New Secrets for All-Day Energy
You know all about the power of caffeine. But what else can help keep you going strong all day long?
We sifted through the latest research on fatigue and pulled out some of the easiest ways to fight the rundown feeling. Get ready to wake up refreshed and recharged, remain alert throughout the day, and wind down just in time for a good night's sleep.
Lighten up when you wake up. Aim for 30 minutes of light first thing, even on a Saturday when you've decided to sleep in (though it's best to keep a steady wake-up time). Try a half-hour stroll outdoors, or have your breakfast by a sunny window. If your schedule requires you to rise when it's dark outside, crank up the lights indoors—every little bit may help.
Keep carbs in balance. Although they can provide a burst of "quick burn" fuel, carbohydrates are an energy drain if you consume too many. In recent research, women who reduced the amount of carbs and raised the amount of protein in their diets reported feeling more energetic. Try to keep your daily intake of healthy carbs below 150 grams, best apportioned like this: five servings of vegetables; two servings of fruit; and three or four servings of starchy (preferably whole grain) carbs such as bread, rice, pasta, and cereal.
Beat an afternoon slump. Just as it does in the early morning, light later in the day may blunt an afternoon energy dip. Step outside into revitalizing sunlight for a short walk. If you can't get outside, plant yourself next to a window, open the shades wide, and look out. You can also fake it by bringing flowers or plants into your indoor space. Texas A&M researchers found that volunteers who kept a vase of vibrant flowers on their desks, along with green plants elsewhere in the office, generated more creative ideas than those in a vegetation-free setting.
Cue up your iPod. One study found that employees who donned headphones while they worked were 10 percent more productive than those who didn't.

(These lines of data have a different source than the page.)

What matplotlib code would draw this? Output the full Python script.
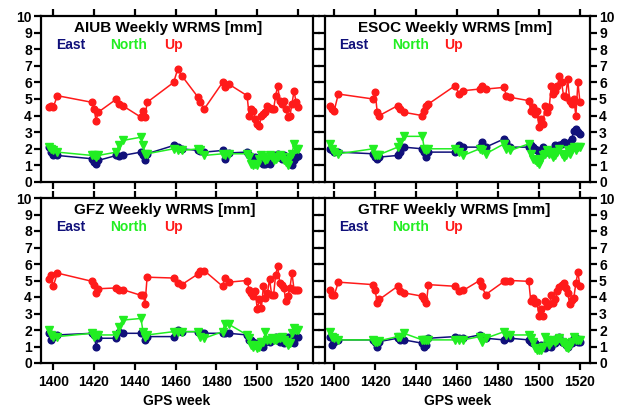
import numpy as np
import matplotlib
matplotlib.use("Agg")
import matplotlib.pyplot as plt

plt.rcParams['font.family'] = ['Liberation Sans', 'DejaVu Sans']
plt.rcParams['font.weight'] = 'bold'

weeks = [1398, 1399, 1400, 1402,
         1419, 1420, 1421, 1422,
         1431, 1432, 1434,
         1443, 1444, 1445, 1446,
         1459, 1461, 1463,
         1471, 1472, 1474,
         1483, 1484, 1486] + list(range(1495, 1521))

# AIUB
aiub_up = [4.5, 4.6, 4.5, 5.2, 4.8, 4.4, 3.7, 4.2, 5.0, 4.7, 4.6, 3.9, 4.3, 3.9, 4.8,
           6.0, 6.8, 6.4, 5.1, 4.8, 4.4, 6.0, 5.7, 5.9,
           5.2, 4.0, 4.4, 4.3, 3.8, 3.5, 3.4, 4.0, 4.1, 4.2, 4.6, 4.45, 4.4, 4.4, 5.2, 5.8,
           4.9, 4.7, 4.9, 4.4, 3.9, 4.0, 4.7, 5.5, 4.8, 4.5]
aiub_east = [2.1, 1.8, 1.6, 1.6, 1.4, 1.2, 1.1, 1.3, 1.6, 1.55, 1.6, 1.8, 1.6, 1.3, 1.7,
             2.2, 2.1, 2.0, 1.9, 1.85, 1.8, 1.9, 1.4, 1.75,
             1.8, 1.6, 1.5, 1.4, 1.5, 1.2, 1.3, 1.4, 1.1, 1.1, 1.2, 1.1, 1.4, 1.5, 1.6, 1.7,
             1.5, 1.4, 1.6, 1.4, 1.3, 1.2, 1.0, 1.3, 1.5, 1.55]
aiub_north = [2.1, 2.0, 1.95, 1.8, 1.6, 1.65, 1.5, 1.6, 1.8, 2.2, 2.5, 2.7, 2.2, 1.7, 1.7,
              2.0, 1.9, 1.9, 2.0, 1.9, 1.6, 1.7, 1.65, 1.7,
              1.7, 1.5, 1.1, 1.0, 1.1, 1.0, 1.4, 1.6, 1.5, 1.3, 1.4, 1.6, 1.5, 1.3, 1.4, 1.5,
              1.6, 1.5, 1.3, 1.2, 1.0, 1.5, 1.7, 2.3, 2.0, 2.0]

# ESOC
esoc_up = [4.6, 4.4, 4.3, 5.3, 5.0, 5.4, 4.2, 4.0, 4.6, 4.4, 4.2, 4.0, 4.3, 4.6, 4.7,
           5.8, 5.3, 5.5, 5.6, 5.8, 5.6, 5.7, 5.2, 5.1,
           4.9, 4.3, 4.5, 4.1, 4.3, 3.3, 3.8, 3.5, 4.6, 4.2, 4.5, 5.8, 5.3, 5.5, 5.8, 6.4,
           6.0, 5.2, 5.1, 6.2, 4.9, 4.7, 5.0, 4.0, 6.0, 4.8]
esoc_east = [2.0, 1.9, 1.8, 1.8, 1.7, 1.5, 1.4, 1.5, 1.6, 1.8, 2.1, 2.0, 1.8, 1.5, 1.8,
             1.8, 2.2, 2.1, 2.1, 2.4, 2.1, 2.6, 2.4, 2.1,
             2.1, 2.2, 2.1, 2.0, 1.9, 1.8, 1.9, 2.1, 2.0, 1.8, 1.8, 1.9, 2.0, 2.2, 2.1, 2.2,
             2.3, 2.4, 2.3, 2.2, 2.4, 2.6, 3.1, 3.2, 3.0, 2.9]
esoc_north = [2.3, 2.0, 1.8, 1.7, 2.0, 1.6, 1.6, 1.65, 2.1, 2.4, 2.75, 2.75, 2.0, 1.9, 2.0,
              2.0, 1.8, 1.6, 2.0, 1.9, 1.7, 2.3, 2.0, 1.9,
              2.3, 1.7, 1.4, 1.3, 1.2, 1.1, 1.4, 1.6, 1.7, 1.9, 1.7, 1.8, 1.5, 1.6, 1.8, 2.0,
              1.7, 1.5, 1.6, 1.9, 1.7, 2.0, 2.1, 1.9, 2.1, 2.1]

# GFZ
gfz_up = [5.1, 5.35, 4.65, 5.45, 4.95, 4.75, 4.25, 4.5, 4.55, 4.4, 4.45, 4.1, 4.15, 3.6, 5.2,
          5.15, 4.85, 4.75, 5.4, 5.55, 5.6, 4.65, 5.15, 4.9,
          5.0, 4.45, 4.25, 4.05, 4.35, 3.25, 3.85, 3.35, 4.65, 3.95, 4.25, 5.1, 4.15, 4.15, 5.35, 5.85,
          4.85, 4.75, 4.55, 3.75, 4.05, 4.55, 5.45, 4.45, 4.4, 4.4]
gfz_east = [1.8, 1.4, 1.6, 1.7, 1.8, 1.7, 1.0, 1.5, 1.5, 1.9, 1.8, 1.8, 1.8, 1.4, 1.6,
            1.6, 2.0, 1.9, 1.9, 1.9, 1.8, 1.8, 1.8, 1.8,
            1.7, 1.4, 1.4, 1.3, 1.1, 1.2, 1.1, 1.3, 1.0, 1.3, 1.4, 1.3, 1.4, 1.5, 1.6, 1.4,
            1.3, 1.5, 1.2, 1.4, 1.6, 1.5, 1.3, 1.2, 1.6, 1.6]
gfz_north = [2.0, 1.7, 1.6, 1.6, 1.8, 1.6, 1.7, 1.7, 1.7, 2.2, 2.6, 2.7, 1.9, 1.6, 1.7,
             1.9, 1.9, 1.9, 1.9, 1.6, 1.5, 1.9, 2.35, 2.35,
             1.7, 1.5, 1.1, 1.0, 1.1, 0.9, 1.0, 1.3, 1.3, 1.9, 1.4, 1.4, 1.5, 1.4, 1.4, 1.5,
             1.5, 1.6, 1.4, 1.3, 1.1, 1.2, 1.8, 2.1, 2.0, 2.0]

# GTRF
gtrf_up = [4.4, 4.15, 4.1, 4.9, 4.75, 4.4, 3.65, 3.85, 4.65, 4.35, 4.25, 4.05, 3.9, 3.65, 4.75,
           4.65, 4.35, 4.4, 5.0, 4.65, 4.15, 4.95, 5.0, 5.0,
           4.95, 3.75, 3.95, 3.65, 3.7, 2.85, 3.25, 2.85, 3.75, 3.45, 3.55, 4.15, 3.65, 3.85, 4.35, 4.6,
           4.75, 4.85, 4.55, 4.25, 3.6, 3.8, 3.95, 4.85, 5.5, 4.65]
gtrf_east = [1.6, 1.1, 1.3, 1.4, 1.4, 1.3, 1.0, 1.3, 1.5, 1.4, 1.4, 1.2, 1.0, 1.1, 1.5,
             1.6, 1.5, 1.5, 1.7, 1.6, 1.5, 1.4, 1.5, 1.5,
             1.4, 1.3, 1.2, 1.2, 1.0, 0.9, 1.1, 1.0, 0.9, 1.2, 1.1, 1.0, 1.3, 1.2, 1.5, 1.6,
             1.3, 1.2, 1.1, 1.0, 1.3, 1.2, 1.5, 1.5, 1.3, 1.3]
gtrf_north = [1.9, 1.6, 1.5, 1.4, 1.4, 1.3, 1.3, 1.35, 1.6, 1.6, 1.8, 1.4, 1.4, 1.4, 1.4,
              1.4, 1.4, 1.4, 1.6, 1.3, 1.5, 1.9, 1.7, 1.7,
              1.7, 1.5, 1.3, 0.9, 0.8, 0.8, 0.8, 1.0, 1.6, 1.4, 1.1, 1.3, 1.4, 1.3, 1.4, 1.5,
              1.3, 1.2, 1.0, 0.9, 1.1, 1.3, 1.6, 1.4, 1.4, 1.4]

names = ["AIUB", "ESOC", "GFZ", "GTRF"]
series = [(aiub_east, aiub_north, aiub_up),
          (esoc_east, esoc_north, esoc_up),
          (gfz_east, gfz_north, gfz_up),
          (gtrf_east, gtrf_north, gtrf_up)]

c_east = '#10107a'
c_north = '#22ee22'
c_up = '#ff1a1a'

W, H = 628, 409
fig = plt.figure(figsize=(W / 100, H / 100), dpi=100)

boxes = [(41, 313, 16, 182), (325, 590, 16, 182),
         (41, 313, 198, 363), (325, 590, 198, 363)]
xlims = [(1394, 1527.3), (1395.5, 1524.9), (1394, 1527.3), (1395.5, 1524.9)]

for i, (name, (e, n, u)) in enumerate(zip(names, series)):
    l, r, t, b = boxes[i]
    ax = fig.add_axes([l / W, 1 - b / H, (r - l) / W, (b - t) / H])
    ax.plot(weeks, u, '-o', color=c_up, lw=1.1, ms=4.8, mec=c_up)
    ax.plot(weeks, e, '-o', color=c_east, lw=1.1, ms=4.8, mec=c_east)
    ax.plot(weeks, n, '-v', color=c_north, lw=1.1, ms=5.8, mec=c_north)
    ax.set_xlim(*xlims[i])
    ax.set_ylim(0, 10)
    ax.set_xticks(np.arange(1400, 1521, 20))
    ax.set_yticks(np.arange(0, 11, 1))
    for s in ax.spines.values():
        s.set_linewidth(1.6)
    ax.tick_params(direction='out', length=5, width=1.6, labelsize=10,
                   top=True, right=True, bottom=True, left=True)
    ax.tick_params(axis='y', pad=1.5)
    ax.tick_params(axis='x', pad=4)
    if i < 2:
        ax.tick_params(labelbottom=False)
    else:
        ax.set_xlabel("GPS week", fontsize=10, fontweight='bold', labelpad=3)
    if i % 2 == 1:
        ax.tick_params(labelleft=False, labelright=True)
    ax.text(0.123, 0.928, name + " Weekly WRMS [mm]", transform=ax.transAxes,
            fontsize=11, fontweight='bold', va='center', ha='left')
    ax.text(0.055, 0.825, "East", color=c_east, transform=ax.transAxes,
            fontsize=10, fontweight='bold', va='center', ha='left')
    ax.text(0.253, 0.825, "North", color=c_north, transform=ax.transAxes,
            fontsize=10, fontweight='bold', va='center', ha='left')
    ax.text(0.451, 0.825, "Up", color=c_up, transform=ax.transAxes,
            fontsize=10, fontweight='bold', va='center', ha='left')

fig.savefig("out.png", dpi=100)
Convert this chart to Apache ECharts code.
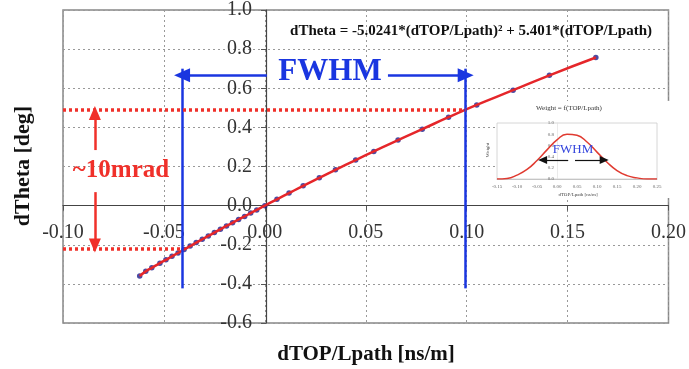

Ease into sleep. Instead of checking Facebook status updates, try reading a book. Studies show that bright light increases brain activity, so it's not a stretch to see that light emitted by a computer monitor late at night can confuse your body's sleep-wake cycle. Log off at least an hour before bed. What about winding down by watching TV instead? Experts say most people sit far enough away (at least 15 feet) from the screen to be unaffected by its brightness. Better yet, read a book or magazine. Just make sure the light you use doesn't exceed 60 watts—save the bright light for tomorrow morning.